*Recorded information:*
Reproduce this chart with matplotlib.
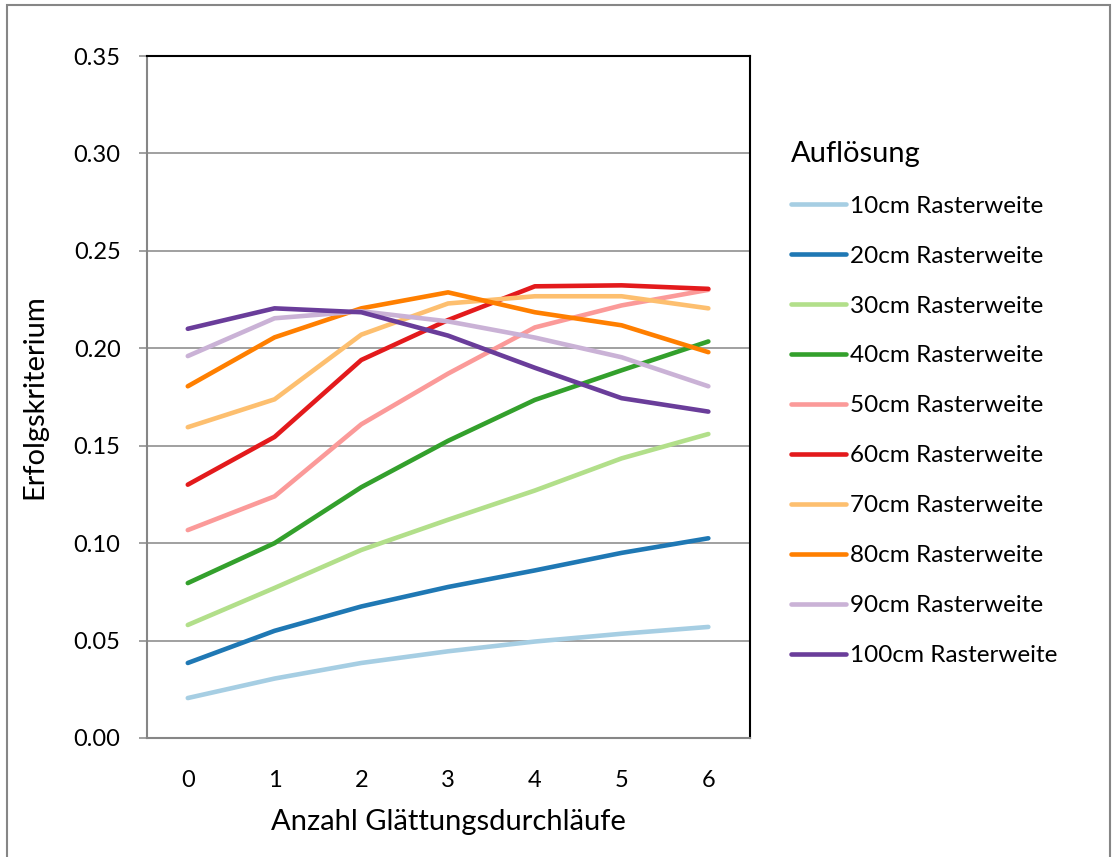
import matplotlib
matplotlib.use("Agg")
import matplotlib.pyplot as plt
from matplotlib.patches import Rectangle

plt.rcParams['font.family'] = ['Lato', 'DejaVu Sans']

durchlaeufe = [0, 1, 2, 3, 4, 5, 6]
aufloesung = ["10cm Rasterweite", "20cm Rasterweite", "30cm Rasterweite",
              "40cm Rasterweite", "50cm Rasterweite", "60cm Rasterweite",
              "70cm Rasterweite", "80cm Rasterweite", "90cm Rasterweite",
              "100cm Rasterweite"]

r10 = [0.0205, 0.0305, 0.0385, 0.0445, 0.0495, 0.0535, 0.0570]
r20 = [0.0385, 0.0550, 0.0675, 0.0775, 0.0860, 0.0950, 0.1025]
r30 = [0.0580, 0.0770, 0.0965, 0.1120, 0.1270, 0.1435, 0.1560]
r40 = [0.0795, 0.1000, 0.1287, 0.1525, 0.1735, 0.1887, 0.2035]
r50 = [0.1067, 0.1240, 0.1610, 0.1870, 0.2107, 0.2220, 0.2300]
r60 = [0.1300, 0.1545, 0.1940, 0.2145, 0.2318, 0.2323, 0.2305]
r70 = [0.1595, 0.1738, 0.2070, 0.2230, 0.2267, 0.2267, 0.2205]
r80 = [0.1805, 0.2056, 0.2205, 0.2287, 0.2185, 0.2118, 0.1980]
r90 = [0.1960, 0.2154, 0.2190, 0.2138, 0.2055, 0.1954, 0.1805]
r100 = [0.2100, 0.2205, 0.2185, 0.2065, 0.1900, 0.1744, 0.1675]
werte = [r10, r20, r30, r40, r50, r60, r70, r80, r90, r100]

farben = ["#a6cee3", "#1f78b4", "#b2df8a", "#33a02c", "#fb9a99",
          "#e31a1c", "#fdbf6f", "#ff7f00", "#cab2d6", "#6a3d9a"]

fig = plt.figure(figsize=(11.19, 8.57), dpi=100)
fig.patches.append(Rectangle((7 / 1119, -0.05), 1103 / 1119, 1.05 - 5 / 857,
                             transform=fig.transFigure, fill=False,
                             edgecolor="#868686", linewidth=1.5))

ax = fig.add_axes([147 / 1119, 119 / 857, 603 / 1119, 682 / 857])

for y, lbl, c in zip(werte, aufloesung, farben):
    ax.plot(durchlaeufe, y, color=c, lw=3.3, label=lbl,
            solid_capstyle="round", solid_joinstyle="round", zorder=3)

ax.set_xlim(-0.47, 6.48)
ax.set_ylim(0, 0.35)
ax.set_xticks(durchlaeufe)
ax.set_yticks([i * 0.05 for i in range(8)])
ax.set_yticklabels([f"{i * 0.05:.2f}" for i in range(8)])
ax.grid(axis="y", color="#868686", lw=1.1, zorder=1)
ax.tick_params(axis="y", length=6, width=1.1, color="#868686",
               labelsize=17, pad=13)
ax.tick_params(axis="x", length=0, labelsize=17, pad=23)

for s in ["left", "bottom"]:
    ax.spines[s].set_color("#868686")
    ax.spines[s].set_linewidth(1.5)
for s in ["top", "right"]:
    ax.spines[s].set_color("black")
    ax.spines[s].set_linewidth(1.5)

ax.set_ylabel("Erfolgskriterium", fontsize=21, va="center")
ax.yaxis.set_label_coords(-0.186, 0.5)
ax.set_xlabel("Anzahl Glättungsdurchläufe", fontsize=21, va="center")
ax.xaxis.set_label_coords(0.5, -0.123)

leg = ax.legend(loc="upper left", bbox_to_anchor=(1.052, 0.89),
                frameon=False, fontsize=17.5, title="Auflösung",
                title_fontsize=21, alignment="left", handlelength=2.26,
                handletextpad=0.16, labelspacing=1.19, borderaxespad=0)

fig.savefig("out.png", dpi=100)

*Task to complete:*
Leave out the pictures and repeat the lines from the start of the material through the line with "plt.rcParams['font.family'] = ['Lato', 'DejaVu", inclusive.

*Complete output:*
Reproduce this chart with matplotlib.
import matplotlib
matplotlib.use("Agg")
import matplotlib.pyplot as plt
from matplotlib.patches import Rectangle

plt.rcParams['font.family'] = ['Lato', 'DejaVu Sans']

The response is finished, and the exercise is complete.